11.9. Finding the Time Differences
Now that we have narrowed down which functions do the work of creating the menu, we want to figure out which pieces are taking up all the time and which pieces are relatively lightweight. A great way to do that, without using any performance tools at all, is to just disable pieces of code and see how it changes performance. Even though this causes nautilus to function incorrectly, it will at least indicate which of the functions are taking all the time.

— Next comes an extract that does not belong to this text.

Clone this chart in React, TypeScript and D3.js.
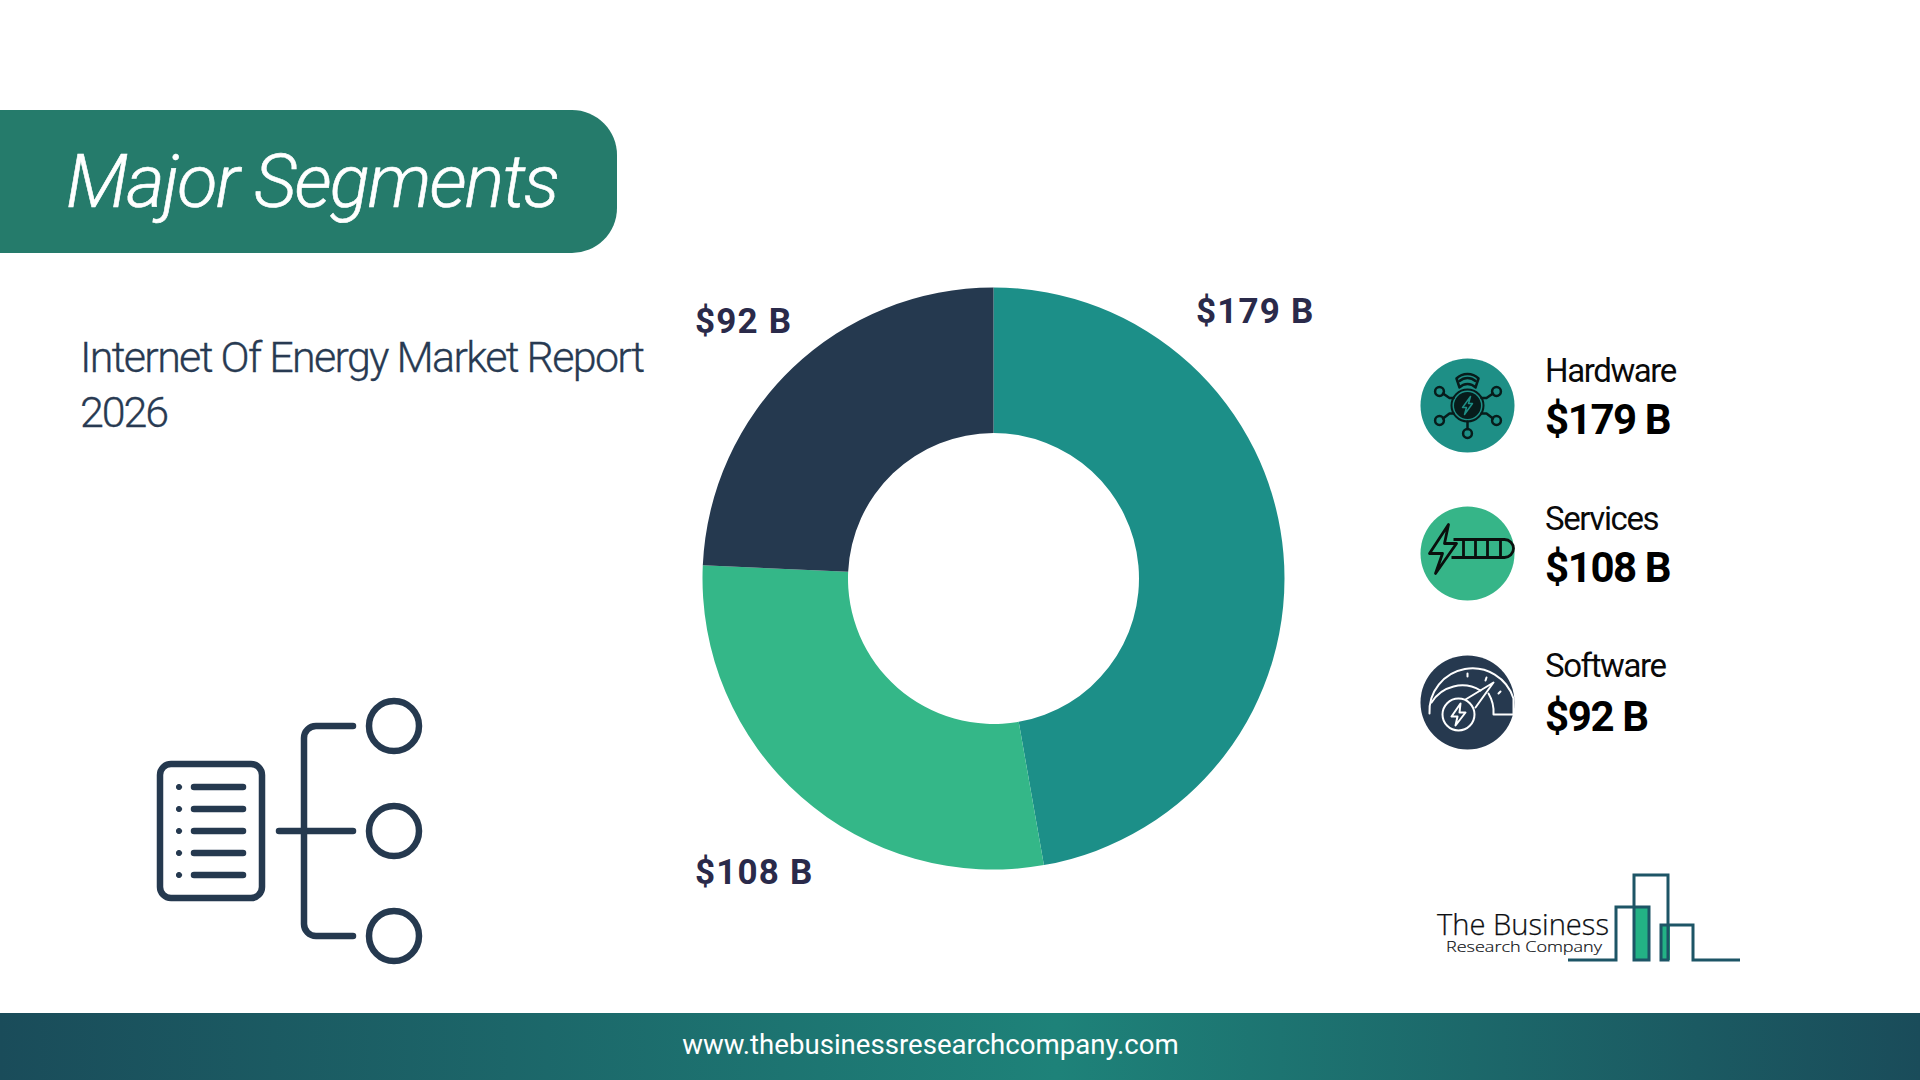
import React from "react";
import * as d3 from "d3";

const categories = ["Hardware", "Services", "Software"];
const values = [179, 108, 92];
const valueLabels = ["$179 B", "$108 B", "$92 B"];
const colors = ["#1c8f88", "#34b788", "#25394f"];
const iconColors = ["#1e8f86", "#36b588", "#26394f"];
const NAVY = "#25394f";

const font = "Roboto, sans-serif";

const cx = 993.5, cy = 578.5, R = 291, r = 145.5;
const pie = d3.pie<number>().sort(null)(values);
const arc = d3.arc<d3.PieArcDatum<number>>().innerRadius(r).outerRadius(R);

const donutLabelPos = [
  { x: 1196, y: 323 },
  { x: 695, y: 884 },
  { x: 695, y: 333 },
];
const legendY = [405.5, 553.5, 702.5];
const nameY = [382, 530, 677];
const amountY = [434, 582, 731];

function HardwareIcon() {
  const k = "#071c1b";
  const nodes = [[-28, -14], [29, -14], [-28, 15], [29, 15], [0, 28]];
  return (
    <g>
      <g fill="none" stroke={k} strokeWidth={2.5} strokeLinecap="round" strokeLinejoin="round">
        <path d="M-24.5,-12 L-18,-7.5 L-14,-7.5" />
        <path d="M25.5,-12 L19,-7.5 L14,-7.5" />
        <path d="M-24.5,13 L-18,8 L-14,8" />
        <path d="M25.5,13 L19,8 L14,8" />
        <path d="M0,23.5 L0,16" />
        <path d="M-8,-18 L-11,-27 A16,16 0 0 1 11,-27 L8,-18 A11,11 0 0 0 -8,-18 Z" />
        <path d="M-8,-24.5 A12,12 0 0 1 8,-24.5" />
      </g>
      <circle r={13.5} fill={k} />
      <circle r={16} fill="none" stroke={k} strokeWidth={2} />
      <path d="M3,-9 L-5,2 L-1,2 L-3,9 L5,-2 L1,-2 Z" fill="none" stroke="#1e8f86" strokeWidth={1.5} strokeLinejoin="round" />
      <g fill="none" stroke={k} strokeWidth={2.5}>
        {nodes.map(([x, y], i) => (
          <circle key={i} cx={x} cy={y} r={4.4} />
        ))}
      </g>
    </g>
  );
}

function ServicesIcon() {
  const k = "#0a0f0d";
  return (
    <g fill="none" stroke={k} strokeWidth={2.8} strokeLinejoin="round">
      <path d="M-19,-29 L-38,0 L-25,0 L-32,20 L-11,-10 L-23,-10 Z" />
      <path d="M-14,-14 L37,-14 A9,9 0 0 1 37,4 L-16,4 M-4,-14 L-4,4 M8,-14 L8,4 M20,-14 L20,4 M33,-14 L33,4" />
    </g>
  );
}

function SoftwareIcon() {
  return (
    <g fill="none" stroke="#fff" strokeWidth={2} strokeLinejoin="round" strokeLinecap="round">
      <path d="M-38,11 A43,43 0 0 1 46,-4 L46,12 L26,12 A36,36 0 0 0 21,-9" />
      <path d="M-36,0 A36,36 0 0 1 13,-12" />
      <path d="M0,-29 L0,-26 M19,-25 L18,-22 M33,-11 L31,-9" />
      <circle cx={-9} cy={12} r={16} />
      <path d="M-2,-3 L26,-20 L8,5" />
      <path d="M-7,1 L-16,14 L-10,14 L-12,23 L-2,10 L-8,10 Z" />
    </g>
  );
}

const icons = [HardwareIcon, ServicesIcon, SoftwareIcon];

function Logo() {
  const teal = "#1d5566";
  return (
    <g>
      <rect x={1634} y={907} width={15} height={53} fill="#23b285" />
      <rect x={1662} y={926} width={8} height={34} fill="#23b285" />
      <g fill="none" stroke={teal} strokeWidth={3}>
        <path d="M1568,960 L1616,960 L1616,907 L1649,907 L1649,960 L1634,960 L1634,875 L1668,875 L1668,960 L1661,960 L1661,925 L1693,925 L1693,960 L1740,960" />
      </g>
      <text x={1437} y={935} fontFamily="'Open Sans', sans-serif" fontWeight={300} fontSize={29} fill="#0c0e12" stroke="#0c0e12" strokeWidth={0.25} textLength={172} lengthAdjust="spacingAndGlyphs">The Business</text>
      <text x={1446} y={952} fontFamily="'Open Sans', sans-serif" fontWeight={300} fontSize={15} fill="#0c0e12" stroke="#0c0e12" strokeWidth={0.2} textLength={156} lengthAdjust="spacingAndGlyphs">Research Company</text>
    </g>
  );
}

function DocIcon() {
  const rows = [787, 809, 831, 853, 875];
  return (
    <g fill="none" stroke={NAVY} strokeLinecap="round" strokeWidth={6.5}>
      <rect x={160} y={764} width={102} height={134} rx={11} />
      {rows.map((y) => (
        <g key={y}>
          <circle cx={179} cy={y} r={2.6} fill={NAVY} stroke={NAVY} strokeWidth={1} />
          <line x1={194} x2={243} y1={y} y2={y} />
        </g>
      ))}
      <path d="M279,831 L353,831" />
      <path d="M353,726 L316,726 A12,12 0 0 0 304,738 L304,924 A12,12 0 0 0 316,936 L353,936" />
      {[726, 831, 936].map((y) => <circle key={y} cx={394} cy={y} r={25} />)}
    </g>
  );
}

export default function App() {
  return (
    <svg width={1920} height={1080} style={{ position: "absolute", left: 0, top: 0, background: "#fff" }}>
      <defs>
        <linearGradient id="foot" x1="0" x2="1" y1="0" y2="0">
          <stop offset="0" stopColor="#1a4c5a" />
          <stop offset="0.55" stopColor="#1e8279" />
          <stop offset="1" stopColor="#1a4c5a" />
        </linearGradient>
      </defs>
      <path d="M0,110 L572,110 A45,45 0 0 1 617,155 L617,208 A45,45 0 0 1 572,253 L0,253 Z" fill="#257b6b" />
      <text x={66} y={206.5} fontFamily={font} fontStyle="italic" fontWeight={300} fontSize={74} fill="#fff" stroke="#fff" strokeWidth={0.6} textLength={494} lengthAdjust="spacing">Major Segments</text>
      <text x={80} y={372} fontFamily={font} fontWeight={300} fontSize={43} fill="#283a52" stroke="#283a52" strokeWidth={0.3} textLength={565} lengthAdjust="spacing">Internet Of Energy Market Report</text>
      <text x={80} y={427} fontFamily={font} fontWeight={300} fontSize={43} fill="#283a52" stroke="#283a52" strokeWidth={0.3} textLength={89} lengthAdjust="spacing">2026</text>

      <g transform={`translate(${cx},${cy})`}>
        {pie.map((d, i) => <path key={i} d={arc(d) ?? ""} fill={colors[i]} />)}
      </g>
      {valueLabels.map((t, i) => (
        <text key={i} x={donutLabelPos[i].x} y={donutLabelPos[i].y} fontFamily={font} fontWeight={700} fontSize={35} letterSpacing={1.2} fill="#2a2a4a">{t}</text>
      ))}

      {categories.map((c, i) => {
        const Icon = icons[i];
        return (
          <g key={c}>
            <circle cx={1467.5} cy={legendY[i]} r={47} fill={iconColors[i]} />
            <g transform={`translate(1467.5,${legendY[i]})`}><Icon /></g>
            <text x={1545} y={nameY[i]} fontFamily={font} fontWeight={400} fontSize={33} letterSpacing={-1.4} fill="#0a0a0a">{c}</text>
            <text x={1545} y={amountY[i]} fontFamily={font} fontWeight={700} fontSize={42} letterSpacing={-1.4} fill="#000">{valueLabels[i]}</text>
          </g>
        );
      })}

      <DocIcon />
      <Logo />
      <rect x={0} y={1013} width={1920} height={67} fill="url(#foot)" />
      <text x={930.5} y={1054} textAnchor="middle" fontFamily={font} fontWeight={400} fontSize={27.6} fill="#fff">www.thebusinessresearchcompany.com</text>
    </svg>
  );
}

We first have to start by taking a baseline, because the binaries we are testing have been compiled with different flags than those provided by Red Hat. We time the scripts as we did before. In this case, a run of 100 iterations takes 30.5 seconds on the version that we have compiled ourselves. Next, we comment out the eel_pop_up_context_menu call. This shows us how much time it took nautilus to detect the mouse click and decide that a context menu needed to be created. Even if we completely optimize away all the commands in these functions, we will not be able to run any faster than this. In this case, it takes 7.6 seconds to run all 100 iterations. Next, we comment out bonobo_window_add_popup to see how much time it costs us to actually call the function that ltrace says is taking the most amount of time. If we comment out bonobo_window_add_popup, the 100 iterations take 21.9 seconds to complete. This says that if we optimize away the bonobo_window_add_popup, it can shave ~8 seconds off the total run, which is nearly a 25 percent improvement.